▸ Exercise: Each line that holds the word "diagram" should be returned.

▸ Data listing:
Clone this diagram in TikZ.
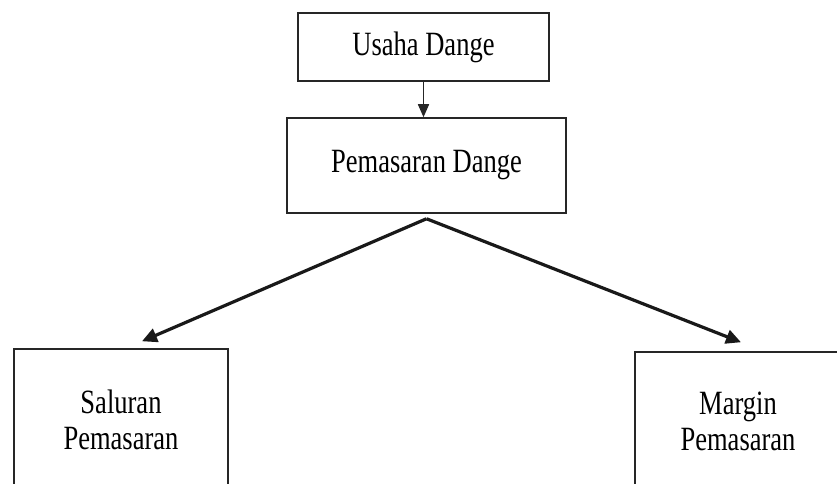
\documentclass[tikz,border=0pt]{standalone}
\usepackage{fontspec}
\setmainfont[FakeStretch=0.78]{Liberation Serif}
\usetikzlibrary{arrows.meta}
\begin{document}
\begin{tikzpicture}[x=1pt,y=-1pt,
  box/.style={draw=black!85, line width=1.5pt, rectangle, inner sep=0pt,
    align=center, font=\fontsize{34}{36}\selectfont},
  thinarrow/.style={draw=black!85, line width=1.5pt, -{Triangle[length=13pt,width=11pt]}},
  thickarrow/.style={draw=black!90, line width=3.2pt, -{Triangle[length=15pt,width=14pt]}}]
  \clip (0,0) rectangle (837,484);
  \fill[white] (0,0) rectangle (837,484);

  \node[box, minimum width=251pt, minimum height=68pt] (usaha) at (423.5,47) {Usaha Dange};
  \node[box, minimum width=279pt, minimum height=95pt] (pemasaran) at (426.5,165.5) {Pemasaran Dange};
  \node[box, minimum width=214pt, minimum height=142pt] (saluran) at (121,420) {Saluran\\Pemasaran};
  \node[box, minimum width=206pt, minimum height=138pt] (margin) at (738,421) {Margin\\Pemasaran};

  % fan-out point just below the middle box, arrow tips just above the lower boxes
  \coordinate (split) at ([yshift=-5pt]pemasaran.south);
  \coordinate (tipL) at ([xshift=21pt,yshift=7pt]saluran.north);
  \coordinate (tipR) at ([xshift=3pt,yshift=9pt]margin.north);

  \draw[thinarrow] (usaha.south) -- (usaha.south |- pemasaran.north);
  \draw[thickarrow] (split) -- (tipL);
  \draw[thickarrow] (split) -- (tipR);
\end{tikzpicture}
\end{document}
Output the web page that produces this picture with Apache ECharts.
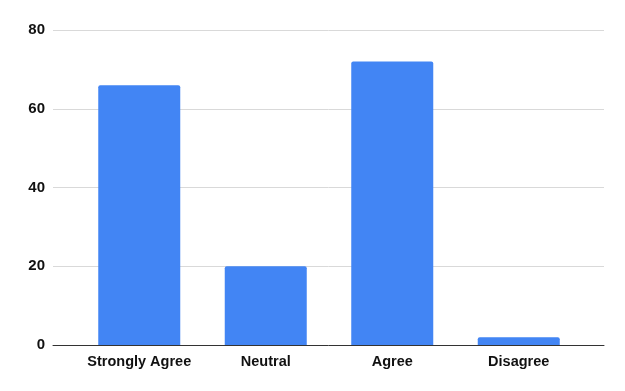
<!DOCTYPE html>
<html><head><meta charset="utf-8">
<script src="https://cdn.jsdelivr.net/npm/echarts@6/dist/echarts.min.js"></script>
<style>html,body{margin:0;padding:0;background:#fff}#c{width:625px;height:391px}</style>
</head><body><div id="c"></div>
<script>
const categories = ["Strongly Agree", "Neutral", "Agree", "Disagree"];
const values = [66, 20, 72, 2];
const yTicks = [0, 20, 40, 60, 80];

const chart = echarts.init(document.getElementById('c'), null, {renderer: 'canvas'});
const yMin = yTicks[0], yMax = yTicks[yTicks.length - 1];
chart.setOption({
  animation: false,
  backgroundColor: '#ffffff',
  grid: [
    {left: 53, right: 21, top: 30, bottom: 46},
    {left: 76, right: 43, top: 30, bottom: 46}
  ],
  xAxis: [
    {gridIndex: 0, type: 'value', min: 0, max: 1, show: true,
     axisLine: {show: true, onZero: false, lineStyle: {color: '#333333', width: 1}},
     axisTick: {show: false}, axisLabel: {show: false}, splitLine: {show: false}},
    {gridIndex: 1, type: 'category', data: categories,
     axisLine: {show: false}, axisTick: {show: false},
     axisLabel: {interval: 0, color: '#111', fontWeight: 'bold', fontSize: 14.5, fontFamily: 'Liberation Sans, Arial, sans-serif', margin: 9}}
  ],
  yAxis: [
    {gridIndex: 0, type: 'value', min: yMin, max: yMax, interval: 20,
     axisLine: {show: false}, axisTick: {show: false},
     axisLabel: {color: '#111', fontWeight: 'bold', fontSize: 15, fontFamily: 'Liberation Sans, Arial, sans-serif', margin: 8},
     splitLine: {lineStyle: {color: '#d9d9d9', width: 1}}},
    {gridIndex: 1, type: 'value', min: yMin, max: yMax, interval: 20, show: false,
     splitLine: {show: false}}
  ],
  series: [{
    type: 'bar', xAxisIndex: 1, yAxisIndex: 1, data: values,
    barWidth: 82,
    itemStyle: {color: '#4285F4', borderRadius: [2, 2, 0, 0]}
  }]
});
</script></body></html>
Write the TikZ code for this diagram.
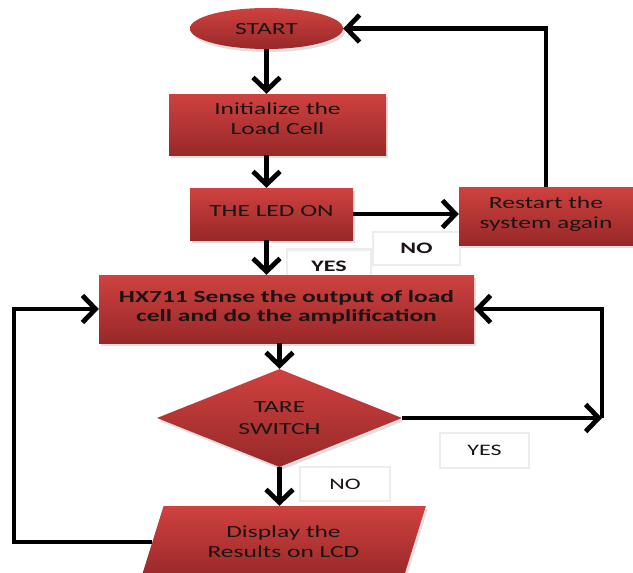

▸ Correct answer:
Clone this diagram in TikZ.
Write the TikZ code for this diagram.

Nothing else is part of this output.